Style. Strength. Storz. Sybill Storz: Eight Decades in Pictures and Thoughts

Review by John Riddington Young
North Devon, UK

This is an extraordinary book. When it arrived in my post box, I certainly didn’t like it. When I opened the packet, it was big, heavy and very glitzy. My first thoughts were ‘coffee table book’, so I took it through to look at it, while I drank my morning coffee. The illustrations are excellent; beautifully presented and lots of them. I thought that here there was a definite resonance with Leni Riefenstahl. After having read a chapter (and looked at lots of top grade photography) almost every following morning with my coffee, I really began to like it. I had been told that it was a history of surgery book. It isn’t really; it is a biography of a very remarkable lady, Frau Sybill Storz, and her family’s part in the history of endoscopes. Sybill is the daughter of the legendary Karl Storz, and so her intriguing life story includes the history of how her father, the grandson of a surgical instrument maker in Southern Germany, grew to be the most renowned endoscope manufacturer in the world. It also tells of her vision for the future of endoscopy.

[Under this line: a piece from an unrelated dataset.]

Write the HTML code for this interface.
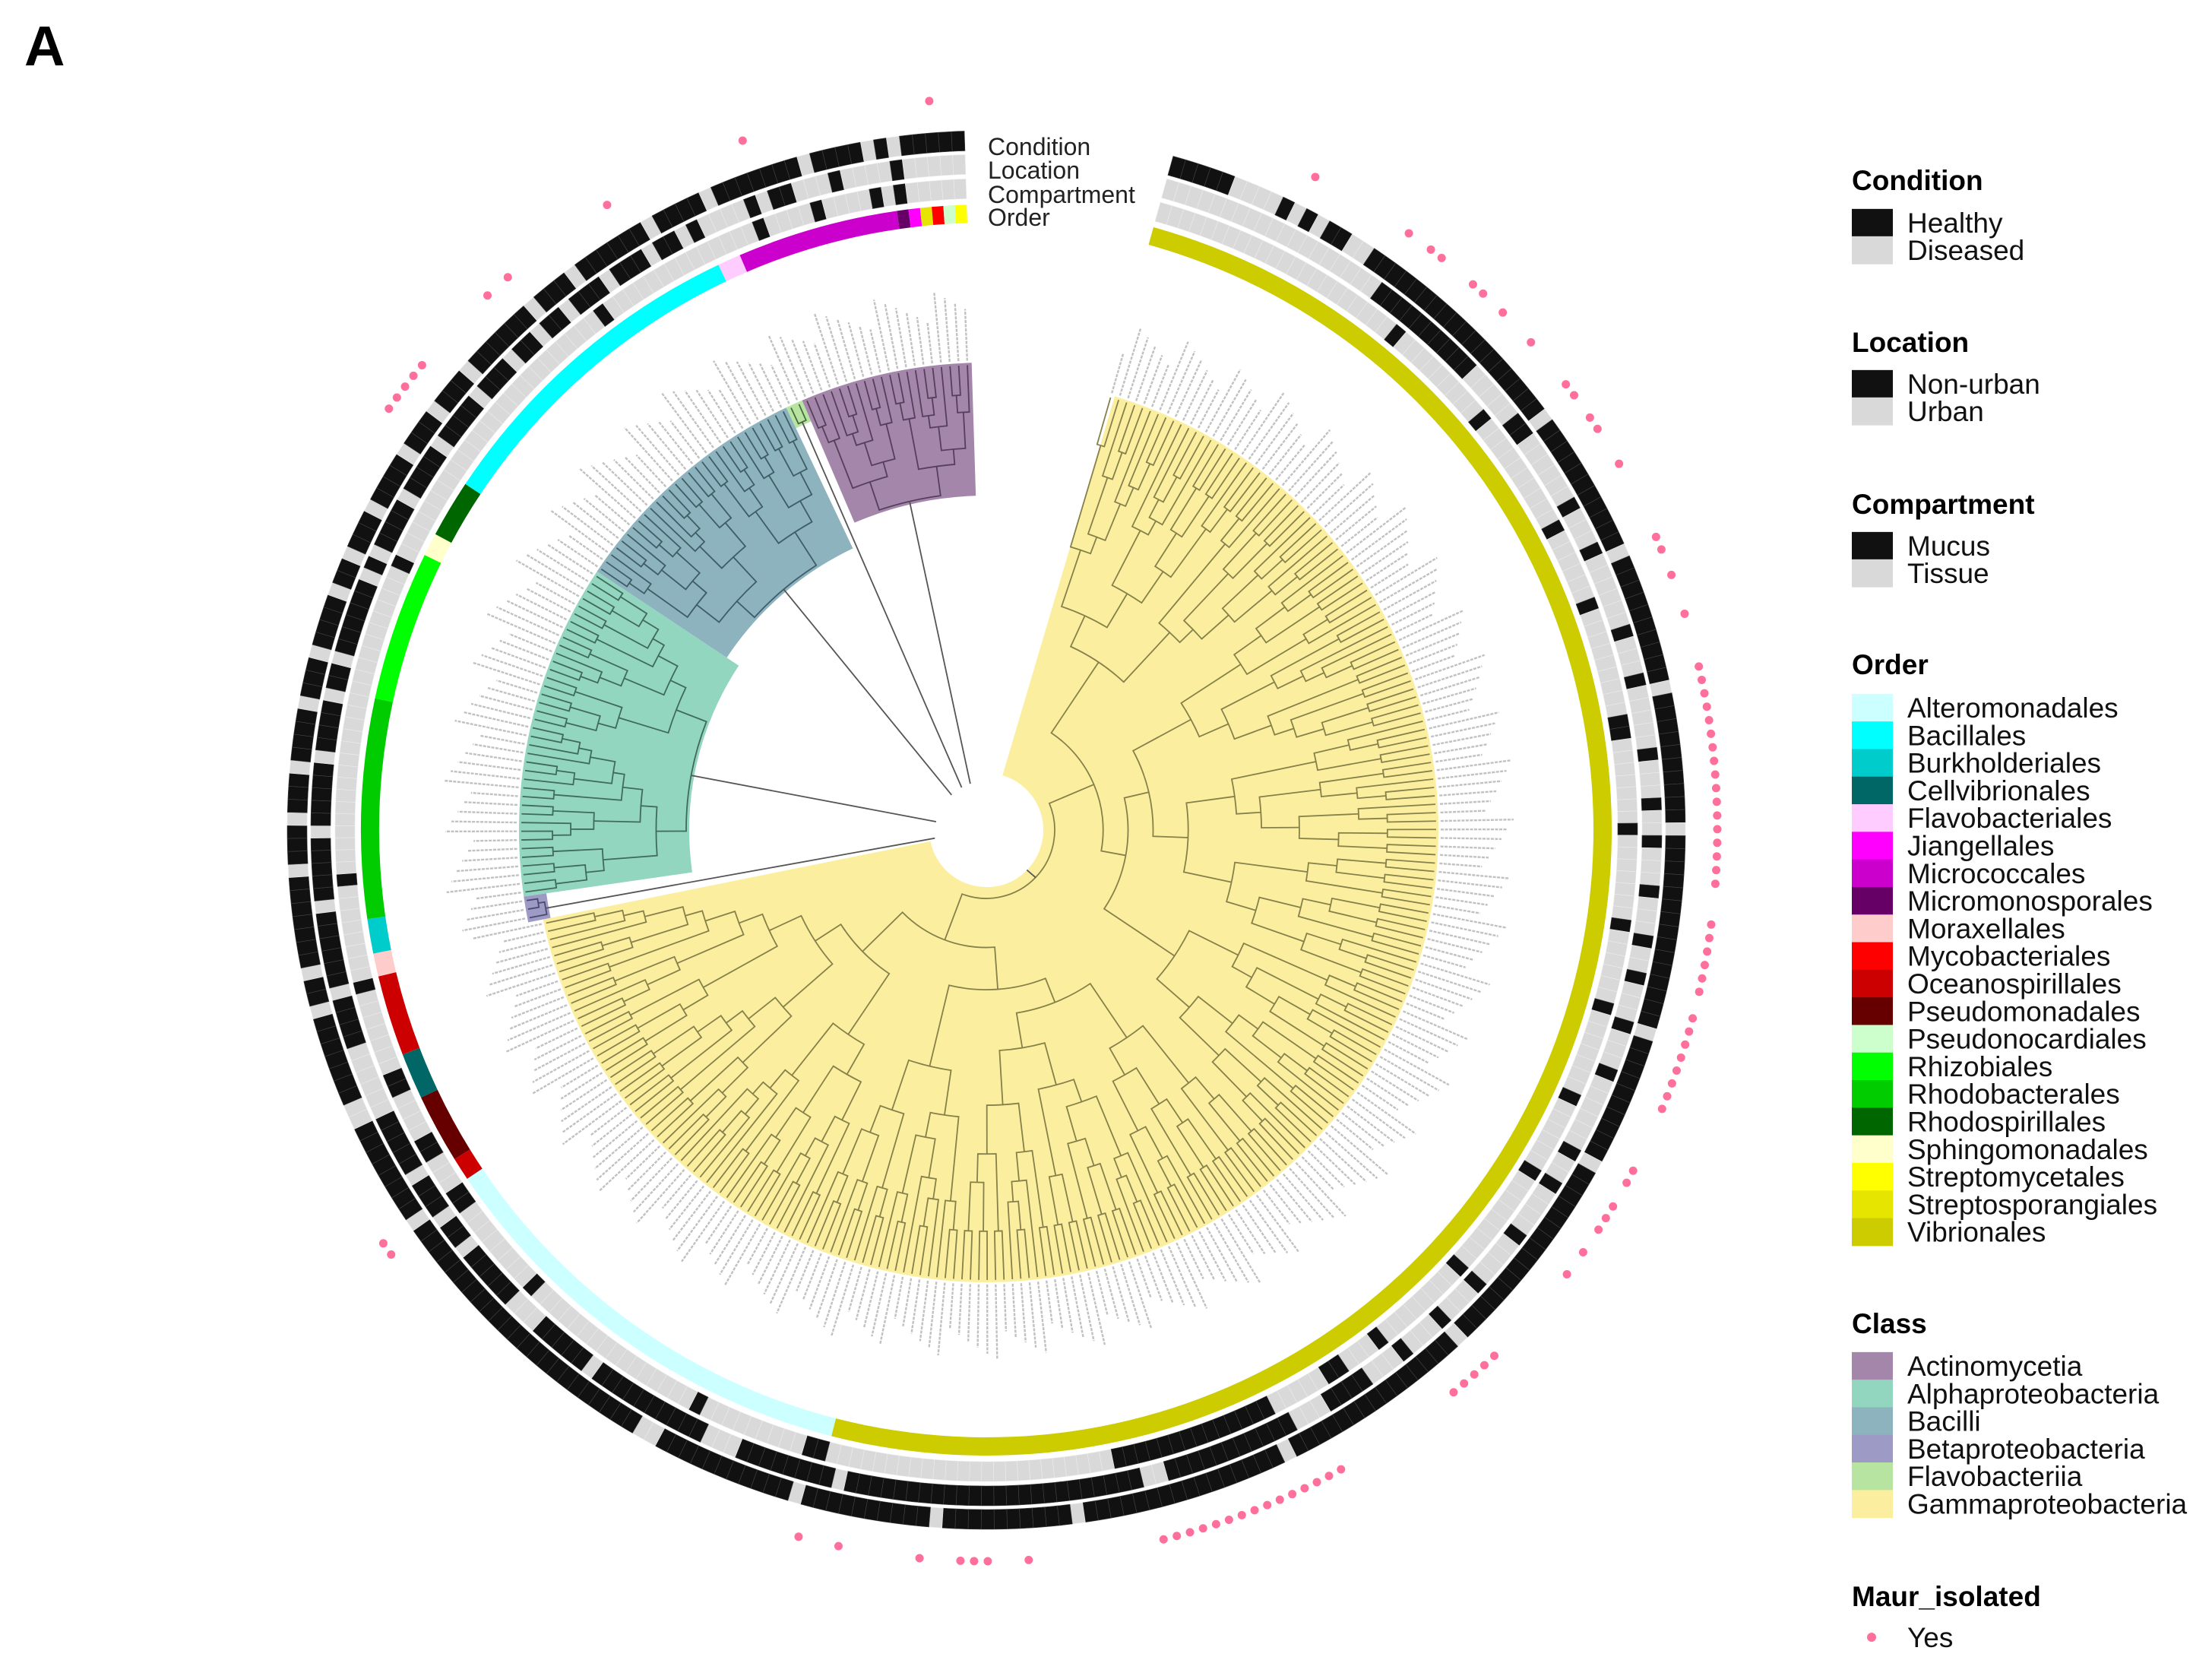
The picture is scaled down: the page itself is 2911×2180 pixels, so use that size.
<!DOCTYPE html>
<html><head><meta charset="utf-8"><title>Phylogenetic tree</title>
<style>
html,body{margin:0;padding:0;background:#fff;}
svg{display:block;font-family:"Liberation Sans",Arial,sans-serif;}
</style></head>
<body>
<svg id="chart" width="2911" height="2180" viewBox="0 0 2911 2180" xmlns="http://www.w3.org/2000/svg">
<rect width="2911" height="2180" fill="#fff"/>
<text x="32" y="86" font-size="74" font-weight="bold" fill="#000">A</text>
<g id="wedges"></g>
<g id="tree"></g>
<g id="tiplabels"></g>
<g id="rings"></g>
<g id="dots"></g>
<g font-size="32" fill="#222">
<text x="1300" y="204">Condition</text>
<text x="1300" y="235">Location</text>
<text x="1300" y="267">Compartment</text>
<text x="1300" y="297">Order</text>
</g>
<g id="legend"></g>
</svg>
<script>
// ---- data ----
const classNames = ["Gammaproteobacteria","Betaproteobacteria","Alphaproteobacteria","Bacilli","Flavobacteriia","Actinomycetia"];
const classTipCounts = [227,3,39,29,2,20];
const classInnerR = [75,585,391,410,585,440];
const orderNames = ["Vibrionales","Alteromonadales","Oceanospirillales","Pseudomonadales","Cellvibrionales","Oceanospirillales","Moraxellales","Burkholderiales","Rhodobacterales","Rhizobiales","Sphingomonadales","Rhodospirillales","Bacillales","Flavobacteriales","Micrococcales","Micromonosporales","Jiangellales","Streptosporangiales","Mycobacteriales","Pseudonocardiales","Streptomycetales"];
const orderTipCounts = [167,39,2,6,4,7,2,3,19,13,2,5,29,2,14,1,1,1,1,1,1];
const conditionValues = (
"1111100001010110011111111111111111101111"+
"1111111011111111110111111111101111111111"+
"1111101111111111011111111111111110111111"+
"1111111110111111111111111101111111111011"+
"1111111101111111111100111111111111111111"+
"1111101111111100111111101101111111011101"+
"1101111011101111011011101111011101110111"+
"1110111011111101111011111110111101011111").split("");
const locationValues = (
"0000000000000000000111111111100000110000"+
"0010001000000100010000010001001000100010"+
"0100010001000000100100001000010001000100"+
"0111100011111111111001111111111111111111"+
"1111101111111100011111111110111110001111"+
"1011011101111100000011110111111011111011"+
"1110111101101111110101111011110111101110"+
"1101101110111011010000101100010000100000").split("");
const compartmentValues = (
"0000000000000000000000100000000010000000"+
"0001000000100000000011000000010000000100"+
"0000100000001000000100000000010000000010"+
"0011000001111111111111100000000000000000"+
"0000000110000000001000000000000000010000"+
"0000110001100001100000001000000001000000"+
"0000000000000000000010000000000000000000"+
"0000000100000000000000100001000010100000").split("");
const isolatedTips = [10,18,20,21,24,25,27,30,34,35,37,38,41,47,48,50,53,57,58,59,60,61,62,63,64,65,66,67,68,69,70,71,72,73,76,77,78,79,80,81,83,84,85,86,87,88,89,90,95,96,98,99,100,102,104,112,113,114,115,116,126,127,128,129,130,131,132,133,134,135,136,137,138,139,140,150,153,154,155,158,164,167,204,205,270,271,272,273,274,281,283,292,303,317];

// ---- geometry ----
const NS="http://www.w3.org/2000/svg";
const CX=1298, CY=1092, A0=15.5, A1=358.2;
const N = conditionValues.length;
const STEP=(A1-A0)/N;
function tipAngle(i){return A0+(i+0.5)*STEP;}
function pol(r,a){const t=a*Math.PI/180;return [CX+r*Math.sin(t), CY-r*Math.cos(t)];}
function sector(r0,r1,a0,a1){
  const p1=pol(r1,a0),p2=pol(r1,a1),p3=pol(r0,a1),p4=pol(r0,a0);
  const lg=(a1-a0)>180?1:0;
  return `M${p1[0]},${p1[1]}A${r1},${r1} 0 ${lg} 1 ${p2[0]},${p2[1]}L${p3[0]},${p3[1]}A${r0},${r0} 0 ${lg} 0 ${p4[0]},${p4[1]}Z`;
}
function mk(tag,attrs,parent){const e=document.createElementNS(NS,tag);for(const k in attrs)e.setAttribute(k,attrs[k]);parent.appendChild(e);return e;}

const classColors={Gammaproteobacteria:"#fbef9f",Betaproteobacteria:"#9d9bc6",Alphaproteobacteria:"#93d6c0",Bacilli:"#8db3bf",Flavobacteriia:"#b7e4a0",Actinomycetia:"#a486ab"};
const classLine={Gammaproteobacteria:"#86804a",Betaproteobacteria:"#4a4a70",Alphaproteobacteria:"#3f6a5d",Bacilli:"#3f5d66",Flavobacteriia:"#4a6a40",Actinomycetia:"#553f5a"};
const orderColors={Alteromonadales:"#ccffff",Bacillales:"#00ffff",Burkholderiales:"#00cccc",Cellvibrionales:"#006666",Flavobacteriales:"#ffccff",Jiangellales:"#ff00ff",Micrococcales:"#cc00cc",Micromonosporales:"#660066",Moraxellales:"#ffcccc",Mycobacteriales:"#ff0000",Oceanospirillales:"#cc0000",Pseudomonadales:"#660000",Pseudonocardiales:"#ccffcc",Rhizobiales:"#00ff00",Rhodobacterales:"#00cc00",Rhodospirillales:"#006600",Sphingomonadales:"#ffffcc",Streptomycetales:"#ffff00",Streptosporangiales:"#e5e500",Vibrionales:"#cccc00"};

const gW=document.getElementById('wedges'), gT=document.getElementById('tree'), gL=document.getElementById('tiplabels'), gR=document.getElementById('rings'), gD=document.getElementById('dots'), gLeg=document.getElementById('legend');

// ---- class wedges and trees ----
const ratios=[0.5,0.3,0.62,0.45,0.25,0.55,0.7,0.4,0.35,0.6];
let start=0; const cladeRoots=[];
classNames.forEach((cn,ci)=>{
  const n=classTipCounts[ci], lo=start, hi=start+n-1;
  const rTip = ci===0?592:612;
  const a0=tipAngle(lo)-STEP/2, a1=tipAngle(hi)+STEP/2;
  const w=mk('path',{d:sector(classInnerR[ci],rTip+3,ci===0?a0+1:a0,a1),fill:classColors[cn]},gW);
  
  
  const rBase = ci===0?90:classInnerR[ci]+4;
  const col=classLine[cn];
  function build(l,h,d){
    if(l===h) return {a:tipAngle(l), r:rTip};
    const m=h-l+1;
    const k=Math.max(1,Math.min(m-1,Math.round(m*ratios[(d+l)%ratios.length])));
    const L=build(l,l+k-1,d+1), R=build(l+k,h,d+1);
    const r = (m===n)?rBase:rTip-(rTip-rBase)*Math.log(m)/Math.log(Math.max(n,2));
    const p1=pol(r,L.a),p2=pol(r,R.a);
    const q1=pol(L.r,L.a), q2=pol(R.r,R.a);
    const ln=mk('path',{d:`M${q1[0]},${q1[1]}L${p1[0]},${p1[1]}A${r},${r} 0 0 1 ${p2[0]},${p2[1]}L${q2[0]},${q2[1]}`,fill:'none',stroke:col,'stroke-width':1.8},gT);
    
    
    return {a:(L.a+R.a)/2, r:r};
  }
  const root=build(lo,hi,0);
  cladeRoots.push(root);
  start+=n;
});
cladeRoots.forEach((c,i)=>{
  const p=pol(c.r,c.a);
  const ln=mk('line',{x1:1290,y1:1092,x2:p[0],y2:p[1],stroke:'#555','stroke-width':1.8},gT);
  
  
});
mk('circle',{cx:1300,cy:1097,r:70,fill:'#fff'},gT);

// ---- tip labels (tiny gray text) ----
let cStart=0;
classTipCounts.forEach((n,ci)=>{
  for(let i=cStart;i<cStart+n;i++){
    const a=tipAngle(i); const r0=(ci===0?598:618);
    const len=55+((i*37)%45);
    const p=pol(r0,a), q=pol(r0+len,a);
    const t=mk('line',{x1:p[0],y1:p[1],x2:q[0],y2:q[1],stroke:'#999','stroke-width':2.4,'stroke-dasharray':'4 1.5',opacity:0.6},gL);
    
    
  }
  cStart+=n;
});

// ---- rings ----
const ringDefs=[
  {vals:compartmentValues,r0:831,r1:857,name:'compartment'},
  {vals:locationValues,r0:863,r1:889,name:'location'},
  {vals:conditionValues,r0:894,r1:920,name:'condition'}];
ringDefs.forEach(rd=>{
  for(let i=0;i<N;i++){
    const a=tipAngle(i);
    const c=mk('path',{d:sector(rd.r0,rd.r1,a-STEP/2,a+STEP/2),fill:rd.vals[i]==='1'?'#111':'#d9d9d9',stroke:rd.vals[i]==='1'?'#444':'#ececec','stroke-width':0.6},gR);
    
    
  }
});
let oStart=0;
orderNames.forEach((on,oi)=>{
  const n=orderTipCounts[oi];
  const a0=tipAngle(oStart)-STEP/2, a1=tipAngle(oStart+n-1)+STEP/2;
  const s=mk('path',{d:sector(799,823,a0,a1),fill:orderColors[on]},gR);
  
  
  oStart+=n;
});

// ---- isolated markers ----
isolatedTips.forEach(i=>{
  const p=pol(962,tipAngle(i));
  const d=mk('circle',{cx:p[0],cy:p[1],r:5.5,fill:'#ff6f9c'},gD);
  
  
});

// ---- legend ----
const LX=2437, TX=2510, ROW=36.3, DY=-3;
function title(txt,y){const t=mk('text',{x:LX,y:y+DY,'font-size':37,'font-weight':'bold',fill:'#000'},gLeg);t.textContent=txt;}
function entry(txt,color,yc,dot){
  yc+=DY;
  if(dot){const c=mk('circle',{cx:2463,cy:yc,r:6,fill:color},gLeg);}
  else{const r=mk('rect',{x:LX,y:yc-ROW/2,width:54,height:ROW+0.5,fill:color},gLeg);}
  const t=mk('text',{x:TX,y:yc+13,'font-size':37,fill:'#111'},gLeg);t.textContent=txt;
  
  
}
title('Condition',253); entry('Healthy','#111',296); entry('Diseased','#d9d9d9',332);
title('Location',466); entry('Non-urban','#111',508); entry('Urban','#d9d9d9',544);
title('Compartment',679); entry('Mucus','#111',721); entry('Tissue','#d9d9d9',757);
title('Order',890);
const legendOrders=["Alteromonadales","Bacillales","Burkholderiales","Cellvibrionales","Flavobacteriales","Jiangellales","Micrococcales","Micromonosporales","Moraxellales","Mycobacteriales","Oceanospirillales","Pseudomonadales","Pseudonocardiales","Rhizobiales","Rhodobacterales","Rhodospirillales","Sphingomonadales","Streptomycetales","Streptosporangiales","Vibrionales"];
legendOrders.forEach((o,i)=>entry(o,orderColors[o],934+ROW*i));
title('Class',1757);
const legendClasses=["Actinomycetia","Alphaproteobacteria","Bacilli","Betaproteobacteria","Flavobacteriia","Gammaproteobacteria"];
legendClasses.forEach((c,i)=>entry(c,classColors[c],1800+ROW*i));
title('Maur_isolated',2116); entry('Yes','#ff6f9c',2157,true);
</script>
</body></html>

The book is written in ‘German English’ (which for some reason, I find much easier to read than Transatlantic English) by a Stuttgart journalist. It is a very personal (interview-style) look at Frau Storz, who is now the ‘materfamilias’ of the company, and a highly intelligent and very talented entrepreneur. (I am sure she would hate to be described as an ‘entrepreneuse’; her outspoken anti-feminism was one of the things that immediately attracted me to her.)

If you are looking for a book on the complete history of endoscopy, you could be disappointed. However, after my initial pessimism, I enjoyed it immensely and found it a fascinating insight into an exceptionally clear-minded, strong-willed, stylish and very Teutonic character. Indeed, it made me want to meet her personally.